Padahal Hardiman dalam tulisan yang sama menegaskan bahwa etika rukun justru menolak ketamakan dan agresi, bahkan dalam sejarah melahirkan gagasan Ratu Adil dan pemberontakan wong cilik demi hak-hak komunalnya.
Amanat Konstitusi yang Terlupakan
Kerukunan mengendapkan warisan Orde Baru yang pekat dengan watak militeristik, patologi jawasentrisme, hingga bayang-bayang kolonialisme. Dalam bingkai itu Jawa Barat tampil di etalase statistik.
Semboyan gemah ripah répéh rapih dipertaruhkan lewat tafsir sempit. Répéh seolah berarti diam dan bungkam, rapih seakan berarti tunduk dan takut ancaman.
Langkah pemerintah daerah pun serupa dengan cara orang tua yang sedang meredakan anak kecil berebut mainan. Satu pihak dipaksa mengalah demi kerukunan yang timpang. Relasi kuasa tidak pernah ditangani secara subtantif. Maka sekarang beranikah DPRD Jawa Barat menafsirkan ulang dan membongkar akar masalah ini?
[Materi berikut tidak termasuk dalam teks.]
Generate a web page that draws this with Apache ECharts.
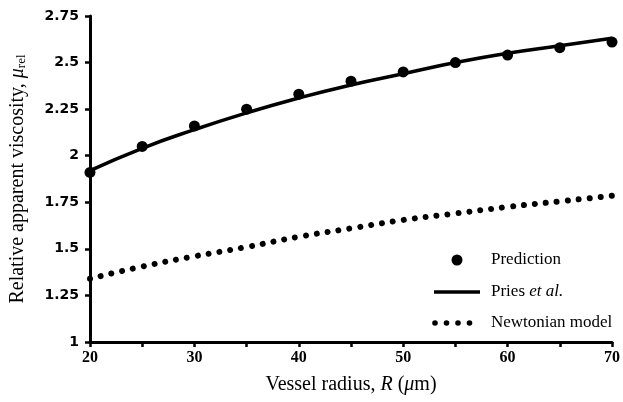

Semua orang pastinya mendambakan hidup rukun. Namun rukun bukanlah penghindaran, bukan menjauh dan saling mengucilkan. Rukun sejati adalah perdamaian yang diperjuangkan dengan cara bermartabat hingga bermuara pada keadilan sosial. Gus Dur telah mengingatkan, “Perdamaian tanpa keadilan hanyalah ilusi.” Pertanyaannya, beranikah DPRD Jawa Barat setia dengan nilai ini?
Nilai ini bukanlah nilai asing. Pembukaan UUD 1945 mengamanatkan perikemanusiaan dan perikeadilan, perdamaian abadi dan keadilan sosial. Apalagi Pasal 29 ayat (2), termasuk ICCPR Pasal 18 yang telah diratifikasi melalui UU No. 12/2005.
Di sinilah seharusnya maklumat DPRD Jawa Barat tentang “kebebasan beribadah agar dilindungi dengan baik” menemukan maknanya. Frasa “dengan baik” tidak boleh sekadar penghiburan. Ia menuntut kerja nyata, mencabut regulasi daerah yang inkonstitusional dan melahirkan kebijakan yang mengemban amanat pendiri bangsa.
Pemerintah daerah sebagai wajah negara tidak boleh tergesa pada jargon kerukunan. Tegakkanlah dahulu hak-hak warga, baru kemudian kerukunan boleh dirayakan. Lengkap dengan semboyan gemah ripah répéh rapih dalam makna yang sesungguhnya.